[R-sig-ME] Mixed mutlinomial regression for count data with overdisperion & zero-inflation

Tue May 17 00:41:04 CEST 2016

Stéphanie Périquet <stephanie.periquet at ...> writes:

> 
> Dear list members,
> 
> First sorry for this very long first post …

  That's OK.  I'm only going to answer part of it, because it's long.
> 
> I am looking for advises to fit a mixed multinomial regression on count
> data that are overdispersed and zero-inflated. My question is to evaluate
> the effect of season and moonlight on diet composition of bat-eared foxes.
> My dataset is composed of 14 possible prey item, 20 individual foxes
> observed, 4 seasons and a moon illumination index ranging from 0 to 1 by
> 0.1 implements (considered as a continuous variable even if takes only 11
> values).
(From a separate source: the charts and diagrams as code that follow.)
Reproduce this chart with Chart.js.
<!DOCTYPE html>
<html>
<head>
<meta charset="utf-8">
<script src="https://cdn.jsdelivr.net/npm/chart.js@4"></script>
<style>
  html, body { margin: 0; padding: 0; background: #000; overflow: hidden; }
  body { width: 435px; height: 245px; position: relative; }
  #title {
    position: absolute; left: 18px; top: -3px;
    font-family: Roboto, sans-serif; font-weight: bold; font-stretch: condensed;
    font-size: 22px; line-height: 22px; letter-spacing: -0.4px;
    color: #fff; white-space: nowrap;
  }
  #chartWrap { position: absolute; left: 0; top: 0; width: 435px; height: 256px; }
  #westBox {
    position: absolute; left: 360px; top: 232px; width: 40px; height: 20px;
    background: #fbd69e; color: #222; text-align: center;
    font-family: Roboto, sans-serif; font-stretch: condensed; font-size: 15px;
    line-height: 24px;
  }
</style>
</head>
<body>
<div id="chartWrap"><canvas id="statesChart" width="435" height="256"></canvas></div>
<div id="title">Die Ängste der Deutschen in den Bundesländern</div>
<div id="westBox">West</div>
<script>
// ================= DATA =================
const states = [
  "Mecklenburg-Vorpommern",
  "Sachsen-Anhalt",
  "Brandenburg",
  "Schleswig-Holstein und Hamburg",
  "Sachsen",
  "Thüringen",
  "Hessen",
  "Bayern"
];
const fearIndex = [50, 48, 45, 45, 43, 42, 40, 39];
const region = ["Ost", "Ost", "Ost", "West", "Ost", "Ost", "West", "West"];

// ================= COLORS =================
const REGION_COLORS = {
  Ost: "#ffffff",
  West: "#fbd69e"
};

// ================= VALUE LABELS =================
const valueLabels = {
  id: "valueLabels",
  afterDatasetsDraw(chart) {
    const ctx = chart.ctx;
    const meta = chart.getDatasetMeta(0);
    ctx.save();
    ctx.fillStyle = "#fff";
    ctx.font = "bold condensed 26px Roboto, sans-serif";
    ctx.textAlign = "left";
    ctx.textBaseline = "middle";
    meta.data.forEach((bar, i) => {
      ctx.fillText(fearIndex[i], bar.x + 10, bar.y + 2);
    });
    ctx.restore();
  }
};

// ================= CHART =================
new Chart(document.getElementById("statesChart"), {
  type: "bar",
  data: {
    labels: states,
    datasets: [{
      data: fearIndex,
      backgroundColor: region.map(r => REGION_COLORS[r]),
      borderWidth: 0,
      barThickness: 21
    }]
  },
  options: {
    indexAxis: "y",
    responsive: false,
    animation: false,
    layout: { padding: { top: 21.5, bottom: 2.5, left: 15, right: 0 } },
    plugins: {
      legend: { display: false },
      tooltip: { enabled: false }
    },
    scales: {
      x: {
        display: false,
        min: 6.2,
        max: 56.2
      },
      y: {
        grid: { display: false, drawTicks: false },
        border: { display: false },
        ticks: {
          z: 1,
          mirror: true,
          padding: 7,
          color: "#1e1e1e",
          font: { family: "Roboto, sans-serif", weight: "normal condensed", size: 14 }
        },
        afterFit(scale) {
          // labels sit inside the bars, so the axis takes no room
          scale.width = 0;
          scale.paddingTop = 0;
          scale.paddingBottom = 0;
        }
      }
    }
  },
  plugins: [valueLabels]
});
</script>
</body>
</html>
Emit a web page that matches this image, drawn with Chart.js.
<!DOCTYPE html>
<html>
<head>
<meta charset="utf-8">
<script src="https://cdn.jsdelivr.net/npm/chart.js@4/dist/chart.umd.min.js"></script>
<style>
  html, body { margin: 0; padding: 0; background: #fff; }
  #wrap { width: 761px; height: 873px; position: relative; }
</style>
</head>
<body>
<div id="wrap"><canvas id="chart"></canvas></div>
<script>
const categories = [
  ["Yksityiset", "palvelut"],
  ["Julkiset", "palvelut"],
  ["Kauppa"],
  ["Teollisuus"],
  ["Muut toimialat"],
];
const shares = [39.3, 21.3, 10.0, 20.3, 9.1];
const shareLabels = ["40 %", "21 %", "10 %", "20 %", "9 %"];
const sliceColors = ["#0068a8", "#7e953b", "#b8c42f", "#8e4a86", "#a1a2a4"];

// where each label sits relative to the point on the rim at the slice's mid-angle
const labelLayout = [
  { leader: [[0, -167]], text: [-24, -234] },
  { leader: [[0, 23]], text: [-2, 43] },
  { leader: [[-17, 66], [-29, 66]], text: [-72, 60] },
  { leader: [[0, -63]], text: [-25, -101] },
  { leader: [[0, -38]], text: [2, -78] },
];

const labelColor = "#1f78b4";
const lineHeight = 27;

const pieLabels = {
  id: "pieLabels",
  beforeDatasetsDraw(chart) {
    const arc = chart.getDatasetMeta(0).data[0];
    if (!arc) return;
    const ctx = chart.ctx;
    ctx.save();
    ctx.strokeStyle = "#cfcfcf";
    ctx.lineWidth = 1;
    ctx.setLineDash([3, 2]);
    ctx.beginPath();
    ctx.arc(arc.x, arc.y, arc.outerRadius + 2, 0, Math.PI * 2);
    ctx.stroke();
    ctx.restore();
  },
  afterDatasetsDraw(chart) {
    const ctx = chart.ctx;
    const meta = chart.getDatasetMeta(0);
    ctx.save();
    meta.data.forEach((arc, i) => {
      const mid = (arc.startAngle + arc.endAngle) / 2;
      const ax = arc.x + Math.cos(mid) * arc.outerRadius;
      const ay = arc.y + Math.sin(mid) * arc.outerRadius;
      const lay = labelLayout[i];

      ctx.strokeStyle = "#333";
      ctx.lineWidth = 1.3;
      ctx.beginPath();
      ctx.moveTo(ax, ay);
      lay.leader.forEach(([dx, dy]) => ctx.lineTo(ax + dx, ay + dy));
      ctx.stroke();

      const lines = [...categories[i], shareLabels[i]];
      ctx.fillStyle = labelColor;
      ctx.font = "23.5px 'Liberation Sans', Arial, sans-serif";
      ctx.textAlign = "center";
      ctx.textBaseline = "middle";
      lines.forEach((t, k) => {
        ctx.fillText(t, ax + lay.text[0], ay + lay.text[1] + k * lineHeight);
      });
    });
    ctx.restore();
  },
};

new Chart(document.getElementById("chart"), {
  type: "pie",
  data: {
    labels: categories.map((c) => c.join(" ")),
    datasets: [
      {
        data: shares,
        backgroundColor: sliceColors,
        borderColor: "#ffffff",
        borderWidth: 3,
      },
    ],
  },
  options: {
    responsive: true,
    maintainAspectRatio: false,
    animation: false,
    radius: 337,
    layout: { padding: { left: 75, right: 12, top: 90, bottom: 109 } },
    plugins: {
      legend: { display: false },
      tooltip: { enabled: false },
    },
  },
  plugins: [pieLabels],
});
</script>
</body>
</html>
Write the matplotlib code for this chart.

For each unique combination of individual*season*moon, I thus has
> 14 lines, one for the count of each prey item.
> 
> From what I gathered, it would be possible to use 
> a standard glmm model of
> the following form to answer my question (ie a multinomial regression):
> 
> glmer(count~item+item:season+item:moon+offset(logduration)+
> (1+indiv)+(1|obs)+
> (1|id), family=poisson)

  Yes, but I don't know if this will account for the possible dependence
*among* prey types.

> 
> where count is the number of prey of a given type recorded eaten;
> 
> item is the prey type;
> 
> logduration is the log(total time observed for a given combination of
> individual*season*moon);
> 
> obs is a unique id for each combination of individual*season*moon, 
> so each
> obs value regroups 14 lines (one for each prey item) with the same
> individual*season*moon;
> 
> id is a unique id for each line to account for overdispersion (as
> quasi-poisson or negative binomial distributions are not implemented in
> lme4, Elston et al. 2001).

   Seems about right.
   There is glmer.nb now, but you might not want it; it tends to
be slower and more fragile, and you'd still have to deal with
zero-inflation.

> However, they are a lot of zeros in my data i.e. lot of prey items has
> never been observed being eaten for mane combinations of
> individual*season*moon.

  That doesn't *necessarily* mean you need zero-inflation. Large 
numbers of zeros might just reflect low probabilities, not ZI per se.

> Following Ben Bolker wiki (http://glmm.wikidot.com/faq) I summarize that I
> should use of the following methods to answer my question
> 
>    - ·      glmmADMB, with family=nbinom
>    - ·      MCMCglmm, with family=zipoisson
>    - ·      "expectation-maximization (EM) algorithm" in lme4

  Note there's a marginally newer version at 
https://rawgit.com/bbolker/mixedmodels-misc/master/glmmFAQ.html

  Another, newer choice is glmmTMB (available on Github) with
family="nbinom2"

> Here come the questions:

> 1.  1. Is it correct to assume that I could use the same model
> structure
> (count~item+item:season+item:moon+offset(logduration)+(1+indiv)+(1|obs))
> in glmmADMB or MCMCglmm to answer my question ?

  glmmADMB or glmmTMB, yes: I'm not sure about MCMCglmm

> 2.   I then wouldn't need the (1|id) to correct for overdispersion as both
> methods would already account for it, correct?

   That's right, I think.

> 3.   I am totally new to MCMCglmm, so  ...

  I'm going to let Jarrod Hadfield, or someone else, answer this one.
> 
> 4.     4.  If I were to use the EM algorithm method, 
> how should the results
> be interpreted?

  The result is composed of two models -- a 'binary' (structural zero vs
non-structural zero) and a 'conditional' (count) part.